#### DATASET EXCERPT:
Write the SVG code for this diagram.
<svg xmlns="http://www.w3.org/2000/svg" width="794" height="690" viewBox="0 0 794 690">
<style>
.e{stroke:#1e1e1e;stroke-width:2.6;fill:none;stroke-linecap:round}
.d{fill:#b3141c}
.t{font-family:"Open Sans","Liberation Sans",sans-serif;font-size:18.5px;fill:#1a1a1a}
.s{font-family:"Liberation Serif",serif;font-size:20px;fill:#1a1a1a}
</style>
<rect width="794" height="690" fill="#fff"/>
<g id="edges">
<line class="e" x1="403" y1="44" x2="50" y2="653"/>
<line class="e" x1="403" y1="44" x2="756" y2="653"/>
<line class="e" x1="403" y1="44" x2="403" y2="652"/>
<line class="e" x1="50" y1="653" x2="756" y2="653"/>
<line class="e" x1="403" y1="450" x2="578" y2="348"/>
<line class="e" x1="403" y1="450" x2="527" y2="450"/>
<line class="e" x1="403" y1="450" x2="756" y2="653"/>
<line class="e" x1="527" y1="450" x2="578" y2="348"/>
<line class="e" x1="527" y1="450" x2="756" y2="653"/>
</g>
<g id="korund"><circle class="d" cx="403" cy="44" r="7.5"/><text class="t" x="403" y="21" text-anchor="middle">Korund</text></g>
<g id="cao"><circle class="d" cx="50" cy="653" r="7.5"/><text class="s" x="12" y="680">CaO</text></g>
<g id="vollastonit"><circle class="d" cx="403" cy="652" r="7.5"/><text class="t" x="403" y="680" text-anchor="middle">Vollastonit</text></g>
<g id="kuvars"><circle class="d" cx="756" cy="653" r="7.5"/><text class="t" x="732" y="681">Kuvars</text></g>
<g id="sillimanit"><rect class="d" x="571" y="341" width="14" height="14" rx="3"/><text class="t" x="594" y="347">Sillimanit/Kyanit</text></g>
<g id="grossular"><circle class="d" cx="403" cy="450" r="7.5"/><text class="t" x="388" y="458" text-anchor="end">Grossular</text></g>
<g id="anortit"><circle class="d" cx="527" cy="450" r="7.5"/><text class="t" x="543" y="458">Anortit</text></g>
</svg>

#### SHORT PROBLEM:
Reproduce all of the data exactly as given.

#### OUTPUT BELOW:
Write the SVG code for this diagram.
<svg xmlns="http://www.w3.org/2000/svg" width="794" height="690" viewBox="0 0 794 690">
<style>
.e{stroke:#1e1e1e;stroke-width:2.6;fill:none;stroke-linecap:round}
.d{fill:#b3141c}
.t{font-family:"Open Sans","Liberation Sans",sans-serif;font-size:18.5px;fill:#1a1a1a}
.s{font-family:"Liberation Serif",serif;font-size:20px;fill:#1a1a1a}
</style>
<rect width="794" height="690" fill="#fff"/>
<g id="edges">
<line class="e" x1="403" y1="44" x2="50" y2="653"/>
<line class="e" x1="403" y1="44" x2="756" y2="653"/>
<line class="e" x1="403" y1="44" x2="403" y2="652"/>
<line class="e" x1="50" y1="653" x2="756" y2="653"/>
<line class="e" x1="403" y1="450" x2="578" y2="348"/>
<line class="e" x1="403" y1="450" x2="527" y2="450"/>
<line class="e" x1="403" y1="450" x2="756" y2="653"/>
<line class="e" x1="527" y1="450" x2="578" y2="348"/>
<line class="e" x1="527" y1="450" x2="756" y2="653"/>
</g>
<g id="korund"><circle class="d" cx="403" cy="44" r="7.5"/><text class="t" x="403" y="21" text-anchor="middle">Korund</text></g>
<g id="cao"><circle class="d" cx="50" cy="653" r="7.5"/><text class="s" x="12" y="680">CaO</text></g>
<g id="vollastonit"><circle class="d" cx="403" cy="652" r="7.5"/><text class="t" x="403" y="680" text-anchor="middle">Vollastonit</text></g>
<g id="kuvars"><circle class="d" cx="756" cy="653" r="7.5"/><text class="t" x="732" y="681">Kuvars</text></g>
<g id="sillimanit"><rect class="d" x="571" y="341" width="14" height="14" rx="3"/><text class="t" x="594" y="347">Sillimanit/Kyanit</text></g>
<g id="grossular"><circle class="d" cx="403" cy="450" r="7.5"/><text class="t" x="388" y="458" text-anchor="end">Grossular</text></g>
<g id="anortit"><circle class="d" cx="527" cy="450" r="7.5"/><text class="t" x="543" y="458">Anortit</text></g>
</svg>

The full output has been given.